Teknoloji üreten bir topluma dönüşmeliyiz

Mehmet Fatih Kacır: 

Her genç, her girişimci projesini İstanbul’da büyütebilir 

- Türkiye Teknoloji Takımı Vakfı ne amaçla kuruldu?

Vakfın temel olarak eğitim, proje ve girişim şeklinde birbirini tamamlayıcı sacayakları var. Benimsediğimiz bir eğitim modelimiz var. Deneyap Teknoloji Atölyeleri... 2017 yılı içerisinde üç adet DENEYAP Teknolojisi Atölyesi kuruldu. Bu atölyelerde ortaokul ve lise olmak üzere iki kategoride 36 aylık eğitimler sunuyoruz öğrencilerimize. Robotik Kodlama, Havacılık ve Uzay Teknolojileri, Mikrodenetleyici Yazılım Teknolojileri, Enerji, Nanoteknoloji, Siber Güvenlik, Üretim Tasarımı, Mobil Uygulama, Yapay Zeka gibi alanlar belirledik. Her eğitimin sonunda da öğrencilerimizin bir araya gelip takımlar kurarak projelerini sergilemelerini istiyoruz. İki ayda bir proje sergileri düzenliyoruz. Bu sene yedi DENEYAP Atölyesi daha açılacak. Şu an 450 civarında öğrencimiz var. Bu sene hedefimiz bin öğrenci daha almak. Burada mevcut eğitim sisteminden farklı olarak daha somut, uygulamalı bir eğitim modeli var. Bu eğitimi alan çocuk ilk önce somut projelerle kendini geliştiriyor daha lise çağında iken bir girişim fikri ortaya çıkaracak seviyeye geliyor. Daha sonra fikirden ürüne dönüştürme aşamaları geliyor.

- TEKNOFEST’in bir de uluslararası ayağı var. Uluslararası Girişim Fuarı ile hedeflediğiniz nedir? 

Burada 100 yerli teknoloji girişimi ile 100 tane de bizzat bizim davet edeceğimiz bölge ülkelerden teknoloji girişimi Türkiye’den ve yurtdışından yatırımcılarla buluşacak. Buraya davet ettiğimiz yüz teknoloji girişiminden beşinin merkezini Türkiye’ye taşımasını hedefliyoruz. Türkiye’deki yatırımcıyla buluşsun, girişimini henüz başlangıç aşamasında Türkiye’ye taşısın. İstanbul nasıl tarih boyunca bölge ticaretinin kalbi olduysa bugünden itibaren de bölgenin teknoloji girişimlerinin merkezi haline gelsin.
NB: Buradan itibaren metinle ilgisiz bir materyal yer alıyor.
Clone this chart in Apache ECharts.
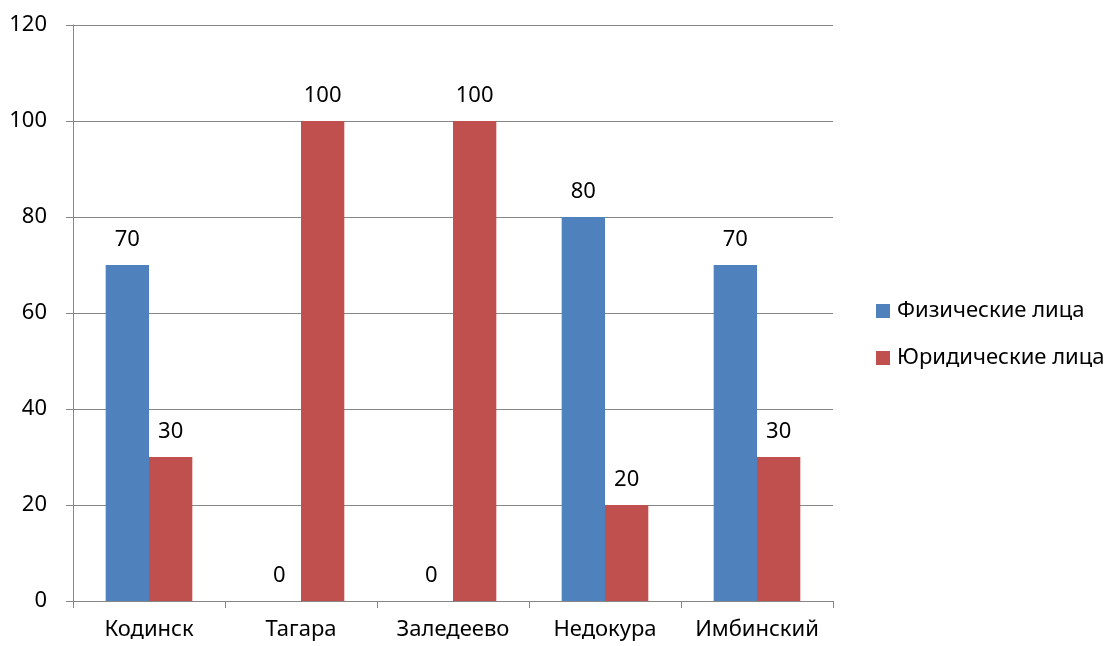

Dünyada duvarlar örülüyor. Bazı ülkelerdeki politikacıların nasıl dışlayıcı tutum içerisinde olduğunu da görüyoruz. Gazetelerde artık şöyle haberler okuyoruz; Afganistan’ın robot takımı ABD’deki yarışmaya vize alamadığı için katılamadı. Aynı takım başka bir yarışmada birinci olmuş. Biz Türkiye olarak öyle bir noktadayız ki bütün bölge ülkeleri için cazibe merkeziyiz. Kafkaslarda, Orta Asya’da, Ortadoğu’da, Kuzey Afrika’da her genç, her girişimci projesini İstanbul gibi bir yerde büyütmeyi tercih edebilir. Biz böyle bir imkâna sahibiz. Bizim bu imkânı ve enerjiyi hayata geçirmemiz lâzım. Dolayısıyla teknoloji girişimlerinin İstanbul’u küresel pazara eriştirebilmek adına bir kapı gibi görmelerini sağlamamız gerekiyor.TEKNOFEST’in uluslararası girişim zirvesi bunun öncüsü olacak.